Colorado sees skier visits recede for 2011-2012 season
June 11, 2012
Colorado Ski Country USA announced at its 49th Annual Meeting that its 22 member-resorts hosted an estimated 6.16 million skier visits during the 2011-12 ski season.
This represents a decrease of 11.4 percent, or approximately 790,000 fewer skier visits, compared to last season, which was the fourth best season on record.
The pool of Colorado Ski Country members includes Winter Park, Ski Granby Ranch and Copper Mountain resorts, but does not include Vail, Beaver Creek, Breckenridge or Keystone resorts among others.
Compared to the five-year average, Colorado Ski Country member resort skier visits are down 11.9 percent. The overall decline in snow interrupted the recovery resorts had been building since 2008-09.
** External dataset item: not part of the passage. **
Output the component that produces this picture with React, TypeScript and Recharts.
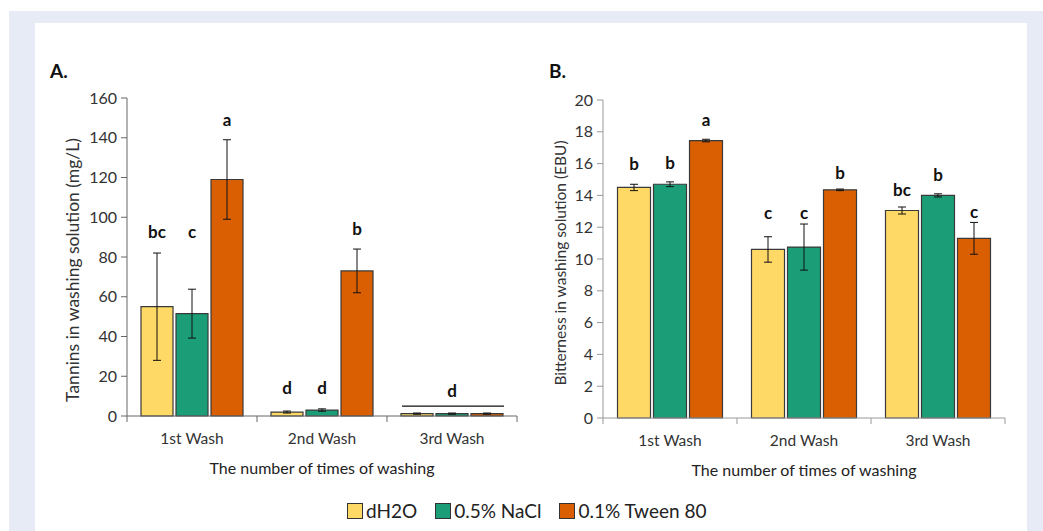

In an indication of the extreme weather impacting Colorado resorts this season, Colorado’s Western Slope experienced its third driest and seventh warmest winter in records going back to 1895.
Precipitation on the Western Slope this winter was 43 percent below average and down every month of the winter. In Colorado overall, March 2012 was the driest in more than 100 years, and the state experienced the second warmest March on record. “Fortunately, seasons such as the one just ended have proved to be historically rare and the ski industry has exhibited a remarkable ability to bounce back after poor snow years in the past,” said President and CEO of Colorado Ski Country USA Melanie Mills.
“Much of the ski industry in the U.S. was confronted with weather challenges last year, but several of our resorts bucked the national trend and showed signs of resilience during what was clearly an uninspiring winter,” she said.
In spite of the lackluster weather, a few ski resorts in Colorado posted increases and even records in visitation. Colorado Ski Country resorts also saw strength in both domestic and international destination visitors which helped soften the economic impacts to resort operators and resort communities of the overall decline in visitation.
Colorado is favorably positioned for rare dry spells given that resorts are at higher elevations where the air is dryer and colder, therefore allowing the snow to maintain consistency. Aided by colder temperatures favorable for snowmaking, resort snowmakers and slope groomers were able to maintain a quality snow surface throughout most of the season.
Momentum going into the season was strong after seeing an uptick in visitation last year, and economic conditions generally improved during the season.
Abundant amounts of snow came in the fall, allowing some resorts to open earlier than planned, but the uncharacteristic precipitation deficit brought that momentum to a standstill.
Snow came in the middle of the season and several resorts broke single-day snowfall totals, but perception of an underperforming winter was already set in skiers’s minds. “We’ve had dry years in the past, and we’ll have dry years again,” Mills said. “Not every year can be a record-breaking year, and with nary a snowflake in what is normally our snowiest month in Colorado, season visitation numbers are disappointing, but not unexpected.”
Statewide skier visits for Colorado are estimated at 11 million. This estimation shows Colorado being down 9.8 percent, or approximately 1.2 million visits, compared to last season. On a national level, skier visits overall are down 15.7 percent with the Rocky Mountain region, seeing a decrease of 7.2 percent.
Skier visits are the metric used to track participation in skiing and snowboarding. A skier visit represents a person participating in the sport of skiing or snowboarding for any part of one day at a mountain resort.